SA-MixNet: Structure-aware Mixup and Invariance Learning for Scribble-supervised Road Extraction in Remote Sensing Images
Jie Feng, Hao Huang, Junpeng Zhang, Weisheng Dong, Dingwen Zhang, Licheng Jiao
TL;DR
SA-MixNet targets the robustness gap in scribble-based road extraction by introducing a fully data-driven, structure-aware approach. It combines Statistic and Content-based Label Expansion, Structure-aware Mixup, and invariance plus connectivity regularizations to enforce consistent, topology-preserving predictions across varied scenes. Empirical results on DeepGlobe, Wuhan, and Massachusetts-road show consistent IoU gains over state-of-the-art weakly supervised and Mixup baselines, and the framework demonstrates plug-and-play compatibility with different extractors. This work advances practical road extraction under limited annotations by improving generalization, connectivity, and resilience to scene complexity.
Abstract
Mainstreamed weakly supervised road extractors rely on highly confident pseudo-labels propagated from scribbles, and their performance often degrades gradually as the image scenes tend various. We argue that such degradation is due to the poor model's invariance to scenes with different complexities, whereas existing solutions to this problem are commonly based on crafted priors that cannot be derived from scribbles. To eliminate the reliance on such priors, we propose a novel Structure-aware Mixup and Invariance Learning framework (SA-MixNet) for weakly supervised road extraction that improves the model invariance in a data-driven manner. Specifically, we design a structure-aware Mixup scheme to paste road regions from one image onto another for creating an image scene with increased complexity while preserving the road's structural integrity. Then an invariance regularization is imposed on the predictions of constructed and origin images to minimize their conflicts, which thus forces the model to behave consistently on various scenes.
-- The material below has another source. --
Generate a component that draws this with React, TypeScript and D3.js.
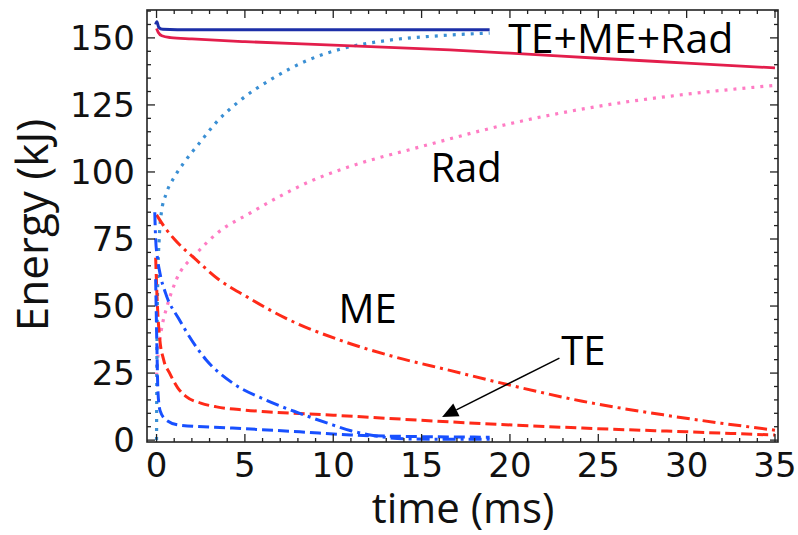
import React from "react";
import * as d3 from "d3";

// Energy balance over time for two cases (red and blue families)
// Each series: [time (ms), energy (kJ)]
const redTotal: [number, number][] = [
  [0, 153.5], [0.1, 152], [0.3, 150.8], [0.8, 150.1], [2, 149.6], [5, 148.6],
  [10, 147.3], [16.6, 145.5], [20, 144.3], [25, 142.4], [30, 140.6], [35, 138.8],
];
const blueTotal: [number, number][] = [
  [-0.05, 155], [0.02, 156], [0.12, 154], [0.35, 153.2], [2, 153], [10, 153], [18.85, 153],
];
const redRad: [number, number][] = [
  [0, 24], [0.1, 33], [0.27, 41], [0.6, 50], [1.1, 59.5], [2.25, 69.5], [3.4, 77],
  [5.3, 84.7], [7, 91], [8.8, 96.8], [10.7, 101.5], [15, 109.5], [20, 118],
  [25, 124.5], [30, 129], [35, 132.3],
];
const blueRad: [number, number][] = [
  [0, 0], [0.02, 30], [0.07, 60], [0.15, 75], [0.27, 84.7], [0.55, 92], [1, 98],
  [1.5, 103], [2.43, 110.8], [3.38, 118.5], [4.7, 126.5], [6.6, 135], [8.5, 141.5],
  [10.4, 145.8], [13, 149], [16, 150.8], [18.85, 151.8],
];
const redME: [number, number][] = [
  [0, 84], [0.5, 79], [1, 75], [2.25, 67.2], [3.5, 60], [5.1, 53.5], [7.3, 45.5],
  [10.5, 37], [13.5, 31], [16.6, 26], [20, 20.5], [24.1, 14.5], [28.9, 9.2], [35, 3.7],
];
const blueME: [number, number][] = [
  [-0.1, 85], [-0.05, 75], [0.05, 68], [0.2, 62], [0.5, 55], [1.3, 44.8], [2.8, 30],
  [4.3, 21.3], [6.2, 14.9], [8.1, 10], [10, 5.6], [11, 3.5], [12, 2], [13, 1],
  [14, 0.5], [16, 0.3], [18.85, 0.3],
];
const redTE: [number, number][] = [
  [-0.05, 68], [0.05, 50], [0.17, 38.5], [0.4, 30], [0.74, 25], [1.2, 19.5],
  [1.68, 16.2], [2.5, 13.8], [3.4, 12.4], [5, 11.2], [6.2, 10.6], [10, 9.3],
  [16.6, 6.8], [24.1, 4.5], [30, 3.1], [35, 1.9],
];
const blueTE: [number, number][] = [
  [-0.05, 60], [0.02, 35], [0.08, 18], [0.2, 11], [0.55, 7.5], [1.3, 5.6], [4.3, 4.5],
  [8.1, 3.1], [11, 1.9], [15, 1.3], [18.85, 1.1],
];

const xTicks = [0, 5, 10, 15, 20, 25, 30, 35];
const yTicks = [0, 25, 50, 75, 100, 125, 150];

const W = 798;
const H = 535;
const plot = { left: 147, right: 778, top: 10, bottom: 442 };

const x = d3.scaleLinear().domain([-0.54, 35.17]).range([plot.left, plot.right]);
const y = d3.scaleLinear().domain([-0.7, 160.4]).range([plot.bottom, plot.top]);

const line = d3
  .line<[number, number]>()
  .x((d) => x(d[0]))
  .y((d) => y(d[1]))
  .curve(d3.curveMonotoneX);

const DOT = "3 6";
const DASH = "11 5";
const DASHDOT = "13 5 3 5";

const series = [
  { data: redRad, color: "#ff7cc4", dash: DOT, w: 3.2 },
  { data: blueRad, color: "#3a8fd4", dash: DOT, w: 3.2 },
  { data: redME, color: "#ff2a18", dash: DASHDOT, w: 3 },
  { data: redTE, color: "#ff2a18", dash: DASH, w: 3 },
  { data: blueME, color: "#1850ff", dash: DASHDOT, w: 3 },
  { data: blueTE, color: "#1850ff", dash: DASH, w: 3 },
  { data: redTotal, color: "#e31e4c", dash: null, w: 2.8 },
  { data: blueTotal, color: "#1c2fa8", dash: null, w: 3 },
];

const labelFont = "'Open Sans', 'Liberation Sans', sans-serif";
const tickFont = "'DejaVu Sans', sans-serif";

export default function App() {
  const xMinor = d3.range(0, 36, 1).filter((v) => v % 5 !== 0);
  const yMinor = d3.range(0, 161, 5).filter((v) => v % 25 !== 0);
  const MAJ = 8;
  const MIN = 4;
  const axisColor = "#222";

  const arrowTip: [number, number] = [16.16, 8.6];
  const arrowTail: [number, number] = [22.8, 30.6];
  const ax1 = x(arrowTail[0]);
  const ay1 = y(arrowTail[1]);
  const ax2 = x(arrowTip[0]);
  const ay2 = y(arrowTip[1]);
  const ang = Math.atan2(ay2 - ay1, ax2 - ax1);
  const headLen = 16;
  const headHalf = 7;
  const bx = ax2 - headLen * Math.cos(ang);
  const by = ay2 - headLen * Math.sin(ang);
  const px = -Math.sin(ang) * headHalf;
  const py = Math.cos(ang) * headHalf;

  return (
    <svg
      width={W}
      height={H}
      style={{ position: "fixed", left: 0, top: 0, background: "#fff" }}
    >
      <defs>
        <clipPath id="plotClip">
          <rect
            x={plot.left}
            y={plot.top}
            width={plot.right - plot.left}
            height={plot.bottom - plot.top}
          />
        </clipPath>
      </defs>
      <rect width={W} height={H} fill="#fff" />

      <g clipPath="url(#plotClip)">
        {series.map((s, i) => (
          <path
            key={i}
            d={line(s.data) || ""}
            fill="none"
            stroke={s.color}
            strokeWidth={s.w}
            strokeDasharray={s.dash || undefined}
            strokeLinejoin="round"
          />
        ))}
      </g>

      {/* ticks on all four sides, pointing inward */}
      <g stroke={axisColor} strokeWidth={1.3}>
        {xTicks.map((t) => (
          <g key={"xt" + t}>
            <line x1={x(t)} x2={x(t)} y1={plot.bottom} y2={plot.bottom - MAJ} />
            <line x1={x(t)} x2={x(t)} y1={plot.top} y2={plot.top + MAJ} />
          </g>
        ))}
        {xMinor.map((t) => (
          <g key={"xm" + t}>
            <line x1={x(t)} x2={x(t)} y1={plot.bottom} y2={plot.bottom - MIN} />
            <line x1={x(t)} x2={x(t)} y1={plot.top} y2={plot.top + MIN} />
          </g>
        ))}
        {yTicks.map((t) => (
          <g key={"yt" + t}>
            <line x1={plot.left} x2={plot.left + MAJ} y1={y(t)} y2={y(t)} />
            <line x1={plot.right} x2={plot.right - MAJ} y1={y(t)} y2={y(t)} />
          </g>
        ))}
        {yMinor.map((t) => (
          <g key={"ym" + t}>
            <line x1={plot.left} x2={plot.left + MIN} y1={y(t)} y2={y(t)} />
            <line x1={plot.right} x2={plot.right - MIN} y1={y(t)} y2={y(t)} />
          </g>
        ))}
      </g>
      <rect
        x={plot.left}
        y={plot.top}
        width={plot.right - plot.left}
        height={plot.bottom - plot.top}
        fill="none"
        stroke={axisColor}
        strokeWidth={1.6}
      />

      {/* tick labels */}
      <g fontFamily={tickFont} fontSize={34} fill="#111">
        {xTicks.map((t) => (
          <text key={"xl" + t} x={x(t)} y={plot.bottom + 35} textAnchor="middle">
            {t}
          </text>
        ))}
        {yTicks.map((t) => (
          <text
            key={"yl" + t}
            x={plot.left - 12}
            y={y(t)}
            textAnchor="end"
            dominantBaseline="central"
          >
            {t}
          </text>
        ))}
      </g>

      {/* axis titles */}
      <text
        x={463}
        y={523}
        textAnchor="middle"
        fontFamily={labelFont}
        fontSize={42}
        fill="#111"
      >
        time (ms)
      </text>
      <text
        transform={`translate(48, 225) rotate(-90)`}
        textAnchor="middle"
        fontFamily={labelFont}
        fontSize={44}
        fill="#111"
      >
        Energy (kJ)
      </text>

      {/* annotations */}
      <g fontFamily={labelFont} fontSize={40} fill="#000">
        <text x={x(19.9)} y={y(144.4)} fontSize={41}>TE+ME+Rad</text>
        <text x={x(15.5)} y={y(96.3)}>Rad</text>
        <text x={x(10.3)} y={y(43.7)}>ME</text>
        <text x={x(22.9)} y={y(28)}>TE</text>
      </g>
      <line x1={ax1} y1={ay1} x2={bx} y2={by} stroke="#000" strokeWidth={1.5} />
      <polygon
        points={`${ax2},${ay2} ${bx + px},${by + py} ${bx - px},${by - py}`}
        fill="#000"
      />
    </svg>
  );
}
Moreover, a discriminator-based regularization is designed for enhancing the connectivity meanwhile preserving the structure of roads. Combining these designs, our framework demonstrates superior performance on the DeepGlobe, Wuhan, and Massachusetts datasets outperforming the state-of-the-art techniques by 1.47%, 2.12%, 4.09% respectively in IoU metrics, and showing its potential of plug-and-play. The code will be made publicly available.